Las leyendas amerindias —recogidas por el gran Algernon Blackwood en El Wendigo (1910)— hablan de un ser mitológico, antropomorfizado. En efecto, un hombre de las nieves, tan abominable como se suponía al de Tíbet antes que el gran Hergé nos demostrase lo contrario en su álbum más emotivo, Tintín en el Tíbet (1958). Ahora bien, sin entrar en consideraciones sobre la existencia del Wendigo, es indudable que se le atribuye la más abyecta de las atrocidades que agobian a los colonos atrapados en las nieves: verse inclinados a la antropofagia por un deseo de supervivencia tan acuciante como la repugnancia que les inspira semejante práctica.

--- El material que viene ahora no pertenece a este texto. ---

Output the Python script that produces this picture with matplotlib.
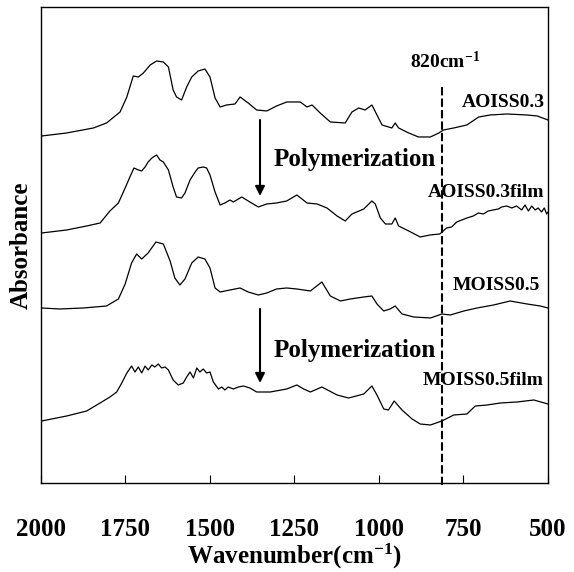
import matplotlib
matplotlib.use("Agg")
import matplotlib.pyplot as plt

# FTIR spectra, absorbance in arbitrary units (offset stacked)
w_aoiss03 = [1998, 1924, 1845, 1806, 1766, 1746, 1727, 1712, 1697, 1677, 1658, 1638, 1623, 1609, 1599,
             1584, 1569, 1554, 1535, 1515, 1500, 1485, 1470, 1451, 1426, 1411, 1387, 1362, 1332, 1303,
             1273, 1233, 1213, 1198, 1174, 1144, 1100, 1080, 1060, 1041, 1021, 1006, 991, 962, 952,
             942, 912, 883, 848, 823, 809, 779, 740, 705, 671, 621, 562, 532, 500]
a_aoiss03 = [3.47, 3.50, 3.55, 3.60, 3.71, 3.86, 4.07, 4.06, 4.10, 4.18, 4.22, 4.21, 4.16, 3.93, 3.86,
             3.83, 3.96, 4.06, 4.12, 4.14, 4.06, 3.85, 3.76, 3.78, 3.79, 3.86, 3.80, 3.73, 3.72, 3.77,
             3.81, 3.81, 3.76, 3.78, 3.70, 3.61, 3.60, 3.71, 3.75, 3.73, 3.78, 3.68, 3.58, 3.55, 3.60,
             3.55, 3.50, 3.46, 3.46, 3.50, 3.53, 3.55, 3.58, 3.66, 3.68, 3.69, 3.68, 3.67, 3.63]

w_aoiss03_film = [1998, 1924, 1865, 1825, 1796, 1771, 1751, 1737, 1725, 1712, 1702, 1692, 1683, 1672,
                  1658, 1648, 1638, 1623, 1609, 1599, 1584, 1574, 1559, 1544, 1535, 1520, 1510, 1500,
                  1485, 1470, 1456, 1441, 1431, 1416, 1406, 1382, 1357, 1332, 1303, 1273, 1243, 1213,
                  1183, 1154, 1124, 1100, 1080, 1045, 1021, 1011, 996, 981, 962, 952, 942, 912, 878,
                  849, 820, 800, 785, 770, 755, 740, 721, 706, 691, 677, 662, 647, 637, 622, 607, 593,
                  578, 568, 558, 548, 538, 529, 519, 511, 504, 500]
a_aoiss03_film = [2.50, 2.53, 2.57, 2.60, 2.72, 2.80, 2.95, 3.06, 3.15, 3.13, 3.12, 3.16, 3.21, 3.25,
                  3.28, 3.23, 3.21, 3.13, 2.96, 2.86, 2.85, 2.90, 3.03, 3.11, 3.15, 3.16, 3.15, 3.08,
                  2.91, 2.78, 2.80, 2.83, 2.81, 2.84, 2.86, 2.81, 2.76, 2.79, 2.80, 2.82, 2.88, 2.80,
                  2.79, 2.75, 2.67, 2.62, 2.69, 2.74, 2.82, 2.79, 2.65, 2.59, 2.59, 2.65, 2.57, 2.52, 2.46,
                  2.48, 2.49, 2.55, 2.56, 2.61, 2.63, 2.65, 2.67, 2.70, 2.69, 2.72, 2.73, 2.74, 2.76,
                  2.77, 2.75, 2.77, 2.73, 2.78, 2.72, 2.77, 2.73, 2.75, 2.71, 2.75, 2.69, 2.71]

w_moiss05 = [1998, 1944, 1875, 1806, 1771, 1751, 1732, 1717, 1702, 1683, 1660, 1638, 1618, 1604, 1589,
             1574, 1554, 1535, 1515, 1500, 1485, 1470, 1441, 1411, 1387, 1357, 1332, 1303, 1273, 1243,
             1203, 1169, 1144, 1114, 1085, 1045, 1021, 1006, 986, 967, 952, 932, 897, 848, 814, 789,
             749, 710, 661, 612, 562, 523, 500]
a_moiss05 = [1.75, 1.74, 1.75, 1.77, 1.84, 1.99, 2.20, 2.29, 2.24, 2.30, 2.41, 2.39, 2.22, 2.05, 1.98,
             2.04, 2.20, 2.26, 2.24, 2.15, 1.95, 1.91, 1.93, 1.95, 1.91, 1.88, 1.90, 1.94, 1.95, 1.94,
             1.92, 2.01, 1.87, 1.82, 1.84, 1.86, 1.87, 1.79, 1.72, 1.74, 1.77, 1.69, 1.66, 1.65, 1.69,
             1.68, 1.72, 1.75, 1.78, 1.82, 1.79, 1.77, 1.75]

w_moiss05_film = [1998, 1924, 1865, 1825, 1796, 1776, 1761, 1746, 1732, 1722, 1712, 1702, 1692, 1683,
                  1672, 1663, 1653, 1643, 1633, 1623, 1609, 1594, 1579, 1569, 1559, 1549, 1539, 1530,
                  1520, 1510, 1500, 1490, 1475, 1465, 1456, 1446, 1431, 1416, 1401, 1382, 1362, 1322,
                  1273, 1243, 1223, 1203, 1169, 1124, 1090, 1045, 1021, 1006, 986, 972, 955, 932, 902,
                  878, 848, 814, 779, 740, 715, 680, 641, 592, 542, 500]
a_moiss05_film = [0.62, 0.67, 0.72, 0.80, 0.86, 0.91, 1.00, 1.10, 1.17, 1.11, 1.16, 1.10, 1.17, 1.13,
                  1.18, 1.16, 1.19, 1.15, 1.16, 1.13, 1.03, 0.98, 1.00, 1.06, 1.11, 1.05, 1.15, 1.11,
                  1.14, 1.10, 1.11, 1.01, 0.94, 0.96, 0.93, 0.96, 0.94, 0.96, 0.97, 0.95, 0.91, 0.91,
                  0.94, 0.98, 0.94, 0.91, 0.96, 0.88, 0.85, 0.89, 0.97, 0.88, 0.74, 0.73, 0.82, 0.73, 0.64,
                  0.59, 0.58, 0.62, 0.68, 0.69, 0.77, 0.78, 0.80, 0.81, 0.83, 0.79]

labels = ["AOISS0.3", "AOISS0.3film", "MOISS0.5", "MOISS0.5film"]
xticks = [2000, 1750, 1500, 1250, 1000, 750, 500]

font = "Liberation Serif"
plt.rcParams["mathtext.fontset"] = "custom"
plt.rcParams["mathtext.rm"] = "Liberation Serif:bold"
plt.rcParams["mathtext.bf"] = "Liberation Serif:bold"
plt.rcParams["mathtext.it"] = "Liberation Serif:bold"

fig = plt.figure(figsize=(5.74, 5.72), dpi=100)
ax = fig.add_axes([0.0714, 0.1556, 0.8833, 0.8322])

for w, a in [(w_aoiss03, a_aoiss03), (w_aoiss03_film, a_aoiss03_film),
             (w_moiss05, a_moiss05), (w_moiss05_film, a_moiss05_film)]:
    ax.plot(w, a, color="black", lw=0.9)

ax.set_xlim(2000, 500)
ax.set_ylim(0, 4.76)
ax.set_xticks(xticks)
ax.set_yticks([])
ax.tick_params(axis="x", direction="in", length=6, width=0.8, pad=25, labelsize=18)
for lab in ax.get_xticklabels():
    lab.set_fontfamily(font)
    lab.set_fontweight("bold")
for s in ax.spines.values():
    s.set_linewidth(1.0)

ax.set_xlabel("Wavenumber(cm$^{-1}$)", fontsize=18, fontweight="bold",
              family=font, labelpad=1)
ax.set_ylabel("Absorbance", fontsize=18, fontweight="bold", family=font, labelpad=6)

# 820 cm-1 marker
ax.axvline(814, ymin=-0.004, ymax=0.836, color="black", lw=1.5, ls=(0, (4, 1.5)), clip_on=False)
ax.text(805, 4.21, "820cm$^{-1}$", fontsize=14, fontweight="bold", family=font,
        ha="center", va="center")

# sample labels
txt = dict(fontsize=14, fontweight="bold", family=font, ha="right", va="center")
ax.text(509, 3.80, labels[0], **txt)
ax.text(512, 2.90, labels[1], **txt)
ax.text(524, 1.97, labels[2], **txt)
ax.text(512, 1.02, labels[3], **txt)

# polymerization arrows
for y0, y1, yt in [(3.63, 2.87, 3.23), (1.74, 1.00, 1.32)]:
    ax.annotate("", xy=(1352, y1), xytext=(1352, y0),
                arrowprops=dict(arrowstyle="-|>", color="black", lw=1.5,
                                mutation_scale=14, shrinkA=0, shrinkB=0))
    ax.text(1311, yt, "Polymerization", fontsize=18, fontweight="bold", family=font,
            ha="left", va="center")

fig.savefig("out.png", dpi=100)
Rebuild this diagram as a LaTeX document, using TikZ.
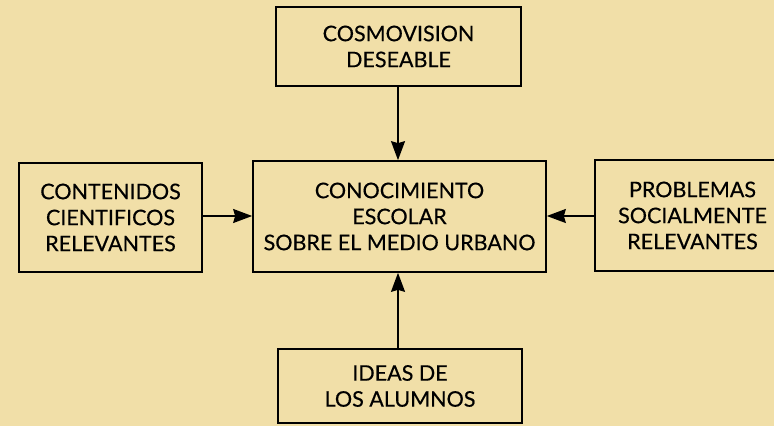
\documentclass[tikz,border=0pt]{standalone}
\usepackage{fontspec}
\setmainfont{Lato}[FakeBold=0.4]
\usetikzlibrary{arrows.meta}

\definecolor{papel}{RGB}{241,223,168}

\begin{document}
\begin{tikzpicture}[x=1pt,y=1pt,
    caja/.style={draw=black, line width=1.7pt, align=center, inner sep=0pt,
                 font=\fontsize{21.5}{26}\selectfont},
    flecha/.style={line width=1.6pt, -{Stealth[length=19pt,width=14pt,inset=2pt]}}]
\fill[papel] (0,0) rectangle (774,426);
\clip (0,0) rectangle (774,426);
% cajas
\node[caja, minimum width=245pt, minimum height=79pt] (cosmo) at (398.5,379.5) {COSMOVISION\\DESEABLE};
\node[caja, minimum width=293pt, minimum height=111pt] (conoc) at (399.5,209.5) {CONOCIMIENTO\\ESCOLAR\\SOBRE EL MEDIO URBANO};
\node[caja, minimum width=183pt, minimum height=109pt] (conten) at (110.5,208.5) {CONTENIDOS\\CIENTIFICOS\\RELEVANTES};
\node[caja, minimum width=195pt, minimum height=111pt, text width=175pt, align=center] (probl) at (692.5,210.5) {PROBLEMAS\\SOCIALMENTE\\RELEVANTES};
\node[caja, minimum width=244pt, minimum height=74pt] (ideas) at (400,40) {IDEAS DE\\LOS ALUMNOS};
% flechas
\draw[flecha] (cosmo.south -| 398,0) -- (conoc.north -| 398,0);
\draw[flecha] (ideas.north -| 398,0) -- (conoc.south -| 398,0);
\draw[flecha] (conten.east |- 0,210) -- (conoc.west |- 0,210);
\draw[flecha] (probl.west |- 0,210) -- (conoc.east |- 0,210);
\end{tikzpicture}
\end{document}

El veintiséis de septiembre, cuando, finalmente, los Donner retoman la ruta tradicional a California en el río Humboldt (Nevada), el atajo de Hastings les ha retrasado más de un mes. Ya entrado octubre, mientras siguen sin volver los jinetes enviados en busca de ayuda al fuerte Sutter (California), las peleas entre los colonos son frecuentes. A veces el resultado es de muerte, como la que da James Reed a un colono que pegó a su mujer y levantó el látigo contra él. Dado que hasta la caravana no llegan las leyes estadounidenses, los colonos deciden expulsar a los Reed del grupo.
La marcha cada vez es más penosa. Para aliviar la carga de los pocos animales que les quedan, se impone avanzar a pie. Se deja atrás sin contemplaciones a los heridos, a los ancianos y a todos los que no son capaces de seguir el paso. La civilización va quedando atrás a medida que se adentran en terrenos salvajes. Ya en noviembre del 46, la caravana Donner arriba lastimeramente a Sierra Nevada. Ese año el invierno llega antes. Las primeras nevadas suceden a las ventiscas —que vienen soplando desde septiembre, desde que George Donner comienza a inquietarse— a primeros de noviembre. Cuando cae la nieve —que puede cegar definitivamente—, no se ve nada a escasos metros. Todo el que se separa del grupo se pierde en parajes que, en algún caso, no han sido hollados por ningún ser humano.
Los Donner y su gente —en total veintiuna personas— se quedan atrás en un paraje del río Alder donde el espesor de la nieve alcanza cierta profundidad. El resto de la caravana sigue hasta el lago Truckee —actualmente lago Donner—, donde encuentran refugio en unas cabañas abandonadas. Una vez allí, organizan una partida —capitaneada por Charles Stanton— para que cabalgue hasta el fuerte Sutter en busca de ayuda. Al encontrarse con los Donner, comprueban cómo Tamsen alimenta a los que aún viven con los jirones de las riendas y las correas. Les conminan a que se adelanten al lago, pero los Donner prefieren el refugio que les proporciona las tiendas que se han fabricado con las lonas de las carretas.
Prosiguiendo el camino al fuerte Sutter, Stanton pierde la vista a causa de la nieve y sus compañeros le abandonan a su suerte, que no es otra que lo inevitable. Aun así, es mayor que la de aquellos que mueren en el camino y su cadáver sirve de alimento a sus compañeros. Cuando se acaban los muertos, los rescatadores asesinan vilmente a los dos amerindios que les sirven de guías y también se los comen.
A finales de febrero del 47, cuando llega la primera partida de rescate —habrá varias más en las semanas siguientes— hasta los acampados en el Lago Truckee, de los ochenta y siete colonos que tomaron el atajo de Hastings solo sobreviven cuarenta. Nunca llegará a saberse cuántos de ellos han recurrido a la antropofagia, pero se ha dado cuenta de casi todos los muertos. Según algunos comentaristas, el cadáver del propio George Donner ha servido de alimento a sus antiguos compañeros.